Here’s what I learned much later: While I was so worried about Mike leading my son astray, he was minding his back. Mike would tell the guys “No! Ash can’t hang with us tonight. He has a test tomorrow – go home and study, dude.” “No! Ash can’t stay out here. His mom makes him come home before 2 am. She wants to know where he is.” “No! Ash isn’t into that, he plays ball, he has to stay straight.” Mike was a guardian “angel.” 

 

God indeed works in mysterious ways. This week at the beach, out of nowhere, Mike’s name came up and I asked, “Whatever happened to him?” I was a little nervous. I was so hoping he wasn’t in prison. Ash just rolled his eyes and said that he was way too smart for that. Apparently, Mike graduated from high school and community college and now works for the federal government. I said, “Really? What does he do?” He’s still in D.C. He works for Homeland Security. 

 

So…God brought a stranger to our door, a real stranger, someone very different from us. On faith, we welcomed him in. He gave us a gift. He became a good friend to someone who suddenly found himself in a foreign place, in need of a friend. Maybe we gave a good gift in return. Maybe we gave welcome, acceptance, a safe haven, a sense of caring, a sense of purpose, and a sense that our guest was important and mattered. 

 

That is the essence of hospitality – treating the stranger who is sent to our door as someone who is worthy of attention and care. This is a Godly virtue. This is the action God calls us to. And in case we forget how seriously God takes hospitality, we are reminded again and again in Holy Scripture. Lessons and passages center on this theme.
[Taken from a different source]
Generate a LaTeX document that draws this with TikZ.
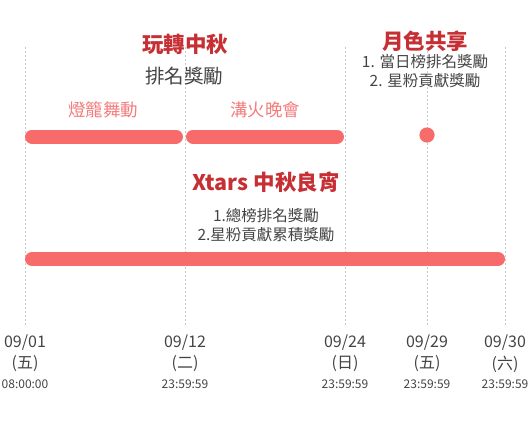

The message is repeated, earth is meant to mirror and mimic heaven. In heaven, there is a glorious banquet prepared and waiting. The gates are flung open and the invitations go out. The invitations go to people like us and to folk very different from us. The banquet is for us and for people who play their music too loud and who don’t care about turning their homework in and are even laissez faire in their childrearing practices. Invitations go to people who forget to say please and thank you and even those who end up in after school detention.

 

The only people who miss out on invitations to God’s heavenly banquet and His amazing hospitality are the folk who refuse to see God’s welcoming embrace and the folk who refuse to offer hospitality to his beloved children. 

 

The Lord’s appearance to Abraham by the Oaks of Mamre reminds us of our charge. Today, in our homes, our work, our church, will we be welcoming? Will we greet and embrace the strangers God sends our way? Something to ponder – seriously. Amen.